During this period, he made frequent visits to Malta, and, finally, the unrelenting call of the land of his birth could no longer be resisted, and in 1983 he made his native country his permanent residence, at a time when he was still preoccupied with the soundscape of a region and with a composer’s ability to translate it into a meaningful musical language. His seminal treatise Mediterranean Music, written in the form of a dialogue with philosopher Peter Serracino Inglott, synthesizes these deliberations that found concrete configuration, in the years immediately after his homecoming, in his two ‘Maltese’ operas, Il-Wegħda (Teatru Manoel, 1984) and Il-Fidwa tal-Bdiewa (San Anton Gardens, 1985) both to libretti by Joe Friggieri and in his two ‘Maltese’ oratorios Pawlu ta’ Malta (1985) and L-għanja ta’ Malta (1989), both to texts by Oliver Friggieri and both premiered in St John’s co-Cathedral.

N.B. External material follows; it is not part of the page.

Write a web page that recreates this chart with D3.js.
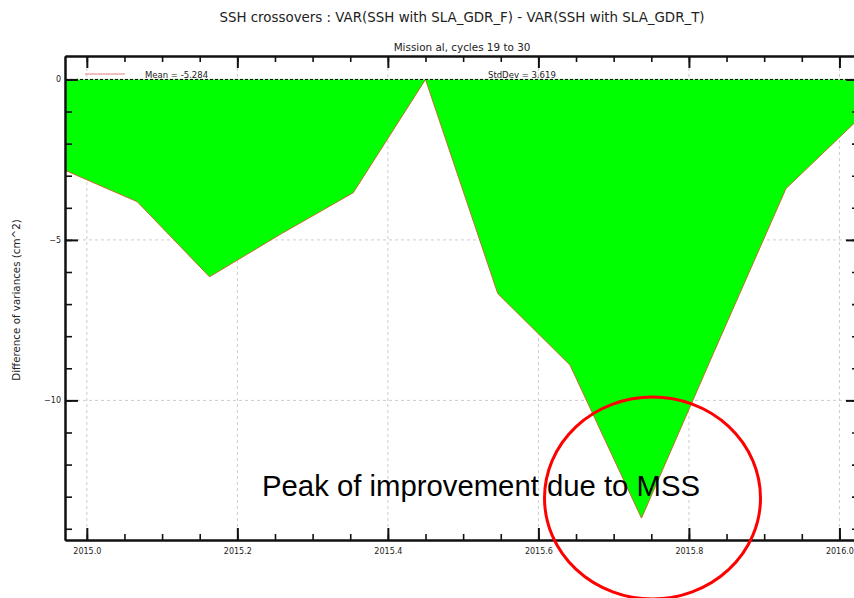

Opera composition continued to occupy his attention, and the very controversial Campostella (Teatru Manoel, 1993) and Maltese Cross (Mediterranean Conference Centre, 1995), both to English libretti scripted by Peter Serracino Inglott, have been the subject of a lot of heated debate on account of their unusual sonorities, together with a creativity that seeks to encompass the most permanent of human spiritual involvement. His last opera, unusual in its formation and vision, was premièred in a fully staged version on 3 August 2005 on the Valletta Waterfront. The exotic Elisabeth or To be a Mann, a 30-minute dialogue opera in five “acts” to another libretto by Peter Serracino Inglott, is scored for bass and soprano, and a chamber combination of violin, clarinet, trumpet, trombone, and tuba.
In 1992, Camilleri was appointed the first Professor of Music at the University of Malta, a position he held till 1996. This gave him the opportunity to promulgate his intuitions about the importance of the Maltese soundscape as the catalyst for the production of a distinctive Maltese identity to help create a representative Maltese school of composition. His illuminated teaching made the younger generation of composers aware that, creatively, greater individuality can be found not in imitating foreign models, but in a regenerative use of indigenous endowments.
His death occurred at his home in Naxxar on 3 January 2009, and his substantial and precious contribution to the musical heritage of Malta and that of the world totaled more than 300 wide-ranging works written over a period of about 65 years. A detailed catalogue has still to be compiled and, when compiled, it should help to confirm the amazing talent of this exceptional Maltese composer.
Particularly after his death, very few of his works have been performed in his native land which should not be a surprise, given the way Malta continues to ignore its indigenous composers.